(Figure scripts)
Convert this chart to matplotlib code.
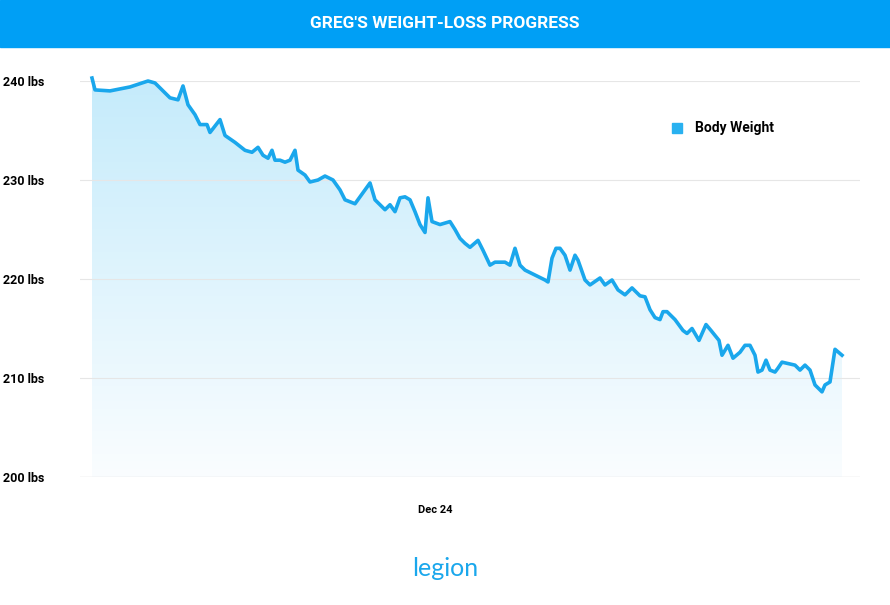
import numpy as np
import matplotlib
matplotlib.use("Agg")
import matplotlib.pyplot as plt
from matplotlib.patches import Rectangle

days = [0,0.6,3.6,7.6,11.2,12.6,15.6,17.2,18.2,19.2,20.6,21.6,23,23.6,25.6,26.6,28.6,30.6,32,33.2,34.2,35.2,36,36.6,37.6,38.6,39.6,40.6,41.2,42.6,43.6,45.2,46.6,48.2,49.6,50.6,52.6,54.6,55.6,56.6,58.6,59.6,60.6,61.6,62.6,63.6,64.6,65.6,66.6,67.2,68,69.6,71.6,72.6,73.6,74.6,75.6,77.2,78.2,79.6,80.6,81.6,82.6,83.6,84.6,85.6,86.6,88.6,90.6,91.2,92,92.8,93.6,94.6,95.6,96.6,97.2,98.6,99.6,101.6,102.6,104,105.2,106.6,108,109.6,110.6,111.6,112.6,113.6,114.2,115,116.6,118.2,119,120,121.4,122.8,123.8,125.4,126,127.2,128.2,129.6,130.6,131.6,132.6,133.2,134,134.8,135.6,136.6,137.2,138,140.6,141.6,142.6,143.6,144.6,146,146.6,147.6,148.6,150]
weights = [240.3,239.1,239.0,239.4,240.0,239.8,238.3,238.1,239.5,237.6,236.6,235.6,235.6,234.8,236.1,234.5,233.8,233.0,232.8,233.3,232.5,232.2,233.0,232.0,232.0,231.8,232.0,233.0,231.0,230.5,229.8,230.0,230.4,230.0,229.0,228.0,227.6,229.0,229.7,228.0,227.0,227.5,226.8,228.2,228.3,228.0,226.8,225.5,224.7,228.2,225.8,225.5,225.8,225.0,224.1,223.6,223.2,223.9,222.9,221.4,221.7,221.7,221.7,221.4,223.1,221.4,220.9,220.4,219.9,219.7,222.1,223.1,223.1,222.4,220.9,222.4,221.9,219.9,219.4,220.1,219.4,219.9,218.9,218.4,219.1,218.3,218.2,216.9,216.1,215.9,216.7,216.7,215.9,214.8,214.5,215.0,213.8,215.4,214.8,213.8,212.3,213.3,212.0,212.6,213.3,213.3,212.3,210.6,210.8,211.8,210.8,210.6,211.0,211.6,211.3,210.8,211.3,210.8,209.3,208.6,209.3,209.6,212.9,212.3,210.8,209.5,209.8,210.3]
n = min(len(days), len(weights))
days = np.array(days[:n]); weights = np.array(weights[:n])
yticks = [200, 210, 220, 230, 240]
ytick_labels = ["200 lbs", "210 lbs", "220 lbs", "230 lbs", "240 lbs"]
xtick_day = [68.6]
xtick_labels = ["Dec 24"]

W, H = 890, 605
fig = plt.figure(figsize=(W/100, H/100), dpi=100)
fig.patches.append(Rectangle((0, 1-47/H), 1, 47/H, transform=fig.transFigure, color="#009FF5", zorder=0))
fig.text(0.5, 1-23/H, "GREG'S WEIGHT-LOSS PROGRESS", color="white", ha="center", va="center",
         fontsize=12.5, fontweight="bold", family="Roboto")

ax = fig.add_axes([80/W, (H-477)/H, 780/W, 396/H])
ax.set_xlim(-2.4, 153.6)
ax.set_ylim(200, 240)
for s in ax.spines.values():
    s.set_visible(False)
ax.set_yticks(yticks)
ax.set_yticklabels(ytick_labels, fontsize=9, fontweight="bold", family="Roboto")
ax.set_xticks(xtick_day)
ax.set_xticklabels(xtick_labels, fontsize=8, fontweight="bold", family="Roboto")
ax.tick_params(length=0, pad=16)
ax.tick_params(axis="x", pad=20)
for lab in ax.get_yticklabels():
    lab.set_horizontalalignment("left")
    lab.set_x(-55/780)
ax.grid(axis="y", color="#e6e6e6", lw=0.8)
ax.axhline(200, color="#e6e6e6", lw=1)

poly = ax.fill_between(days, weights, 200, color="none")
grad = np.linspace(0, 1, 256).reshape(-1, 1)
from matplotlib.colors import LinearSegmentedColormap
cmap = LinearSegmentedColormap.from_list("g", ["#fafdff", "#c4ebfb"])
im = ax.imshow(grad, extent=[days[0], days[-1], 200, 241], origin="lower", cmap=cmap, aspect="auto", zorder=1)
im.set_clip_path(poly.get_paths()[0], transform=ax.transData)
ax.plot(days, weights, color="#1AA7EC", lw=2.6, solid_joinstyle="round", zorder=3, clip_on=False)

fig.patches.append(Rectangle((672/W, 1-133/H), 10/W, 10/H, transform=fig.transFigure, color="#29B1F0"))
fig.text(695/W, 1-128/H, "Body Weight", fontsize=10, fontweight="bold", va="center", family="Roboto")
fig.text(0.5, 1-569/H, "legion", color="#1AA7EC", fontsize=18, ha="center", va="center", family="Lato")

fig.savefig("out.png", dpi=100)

* * *

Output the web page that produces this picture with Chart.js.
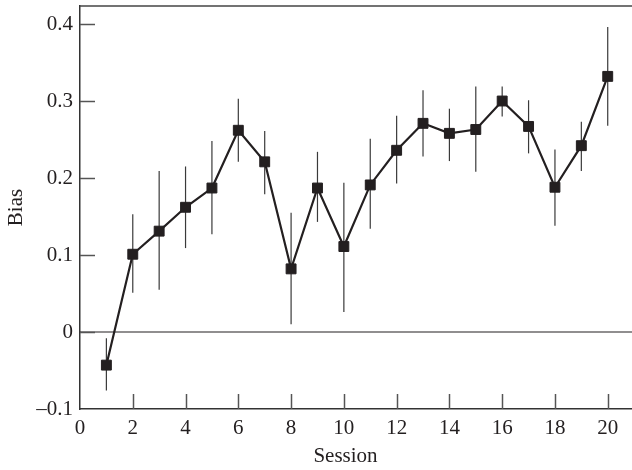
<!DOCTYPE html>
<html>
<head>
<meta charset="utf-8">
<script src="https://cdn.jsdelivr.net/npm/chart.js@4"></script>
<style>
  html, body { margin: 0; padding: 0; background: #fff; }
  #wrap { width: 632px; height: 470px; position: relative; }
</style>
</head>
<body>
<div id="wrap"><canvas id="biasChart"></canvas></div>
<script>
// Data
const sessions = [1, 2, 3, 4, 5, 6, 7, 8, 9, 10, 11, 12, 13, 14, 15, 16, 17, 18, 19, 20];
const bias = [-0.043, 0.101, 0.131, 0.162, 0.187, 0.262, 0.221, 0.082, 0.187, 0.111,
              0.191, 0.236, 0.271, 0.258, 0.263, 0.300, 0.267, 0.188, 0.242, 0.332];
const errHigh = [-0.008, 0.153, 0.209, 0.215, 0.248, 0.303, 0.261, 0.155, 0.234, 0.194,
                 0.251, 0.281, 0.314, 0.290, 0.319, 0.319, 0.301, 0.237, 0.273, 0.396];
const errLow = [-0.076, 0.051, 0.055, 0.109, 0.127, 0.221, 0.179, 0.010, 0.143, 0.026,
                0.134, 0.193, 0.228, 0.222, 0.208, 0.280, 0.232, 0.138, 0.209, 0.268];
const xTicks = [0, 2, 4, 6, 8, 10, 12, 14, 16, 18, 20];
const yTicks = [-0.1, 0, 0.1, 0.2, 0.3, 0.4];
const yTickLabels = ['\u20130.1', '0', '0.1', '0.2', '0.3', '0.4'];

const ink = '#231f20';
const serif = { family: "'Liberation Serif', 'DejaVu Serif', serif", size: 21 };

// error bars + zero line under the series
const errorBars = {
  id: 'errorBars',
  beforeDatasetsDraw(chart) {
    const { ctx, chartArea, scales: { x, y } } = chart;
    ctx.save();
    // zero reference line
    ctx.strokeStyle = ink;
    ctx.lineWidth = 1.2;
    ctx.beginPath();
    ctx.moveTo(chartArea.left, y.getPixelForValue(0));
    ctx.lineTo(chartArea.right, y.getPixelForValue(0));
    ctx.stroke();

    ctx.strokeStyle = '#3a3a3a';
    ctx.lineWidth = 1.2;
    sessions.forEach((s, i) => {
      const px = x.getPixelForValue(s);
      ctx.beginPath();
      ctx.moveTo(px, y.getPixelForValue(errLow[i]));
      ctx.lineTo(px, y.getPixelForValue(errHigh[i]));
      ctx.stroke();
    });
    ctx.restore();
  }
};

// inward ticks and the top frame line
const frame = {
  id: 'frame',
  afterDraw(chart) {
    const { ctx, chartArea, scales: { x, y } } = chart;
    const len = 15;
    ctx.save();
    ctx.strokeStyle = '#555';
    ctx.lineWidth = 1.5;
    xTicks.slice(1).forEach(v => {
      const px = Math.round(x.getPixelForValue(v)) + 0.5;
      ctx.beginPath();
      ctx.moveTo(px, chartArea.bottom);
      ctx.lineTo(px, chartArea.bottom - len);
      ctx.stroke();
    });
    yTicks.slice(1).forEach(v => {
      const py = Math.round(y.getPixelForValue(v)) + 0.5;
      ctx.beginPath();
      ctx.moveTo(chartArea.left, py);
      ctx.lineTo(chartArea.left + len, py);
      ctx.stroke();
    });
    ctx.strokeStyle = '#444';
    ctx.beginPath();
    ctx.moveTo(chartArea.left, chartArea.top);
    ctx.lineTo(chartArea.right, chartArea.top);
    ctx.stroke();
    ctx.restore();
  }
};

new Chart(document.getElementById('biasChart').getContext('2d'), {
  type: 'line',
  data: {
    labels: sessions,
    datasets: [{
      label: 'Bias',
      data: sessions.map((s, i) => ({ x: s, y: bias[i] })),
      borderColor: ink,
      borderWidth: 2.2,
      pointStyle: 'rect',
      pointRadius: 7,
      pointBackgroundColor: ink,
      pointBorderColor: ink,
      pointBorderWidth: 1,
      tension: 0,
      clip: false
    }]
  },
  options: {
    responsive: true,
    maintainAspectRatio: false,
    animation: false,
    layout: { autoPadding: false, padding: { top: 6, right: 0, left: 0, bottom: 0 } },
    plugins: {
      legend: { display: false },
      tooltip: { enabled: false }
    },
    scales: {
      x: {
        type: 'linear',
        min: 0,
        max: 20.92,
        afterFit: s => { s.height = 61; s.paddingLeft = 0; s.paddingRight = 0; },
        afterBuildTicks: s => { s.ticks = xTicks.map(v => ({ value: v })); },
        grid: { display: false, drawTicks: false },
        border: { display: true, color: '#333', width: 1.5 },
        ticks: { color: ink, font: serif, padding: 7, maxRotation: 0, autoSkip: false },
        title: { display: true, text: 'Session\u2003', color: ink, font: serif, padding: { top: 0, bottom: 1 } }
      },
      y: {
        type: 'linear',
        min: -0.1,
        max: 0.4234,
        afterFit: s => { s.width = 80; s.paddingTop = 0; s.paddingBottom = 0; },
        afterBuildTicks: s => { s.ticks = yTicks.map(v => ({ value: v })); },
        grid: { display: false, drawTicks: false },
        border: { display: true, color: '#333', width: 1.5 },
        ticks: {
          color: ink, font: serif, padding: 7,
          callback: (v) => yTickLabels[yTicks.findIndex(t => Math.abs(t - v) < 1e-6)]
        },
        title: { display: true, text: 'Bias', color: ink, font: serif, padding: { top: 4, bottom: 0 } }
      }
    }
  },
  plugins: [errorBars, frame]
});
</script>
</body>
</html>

Set exercise: Give solely the number of lines in the data that contain the string "matplotlib".

Reply to the exercise: 6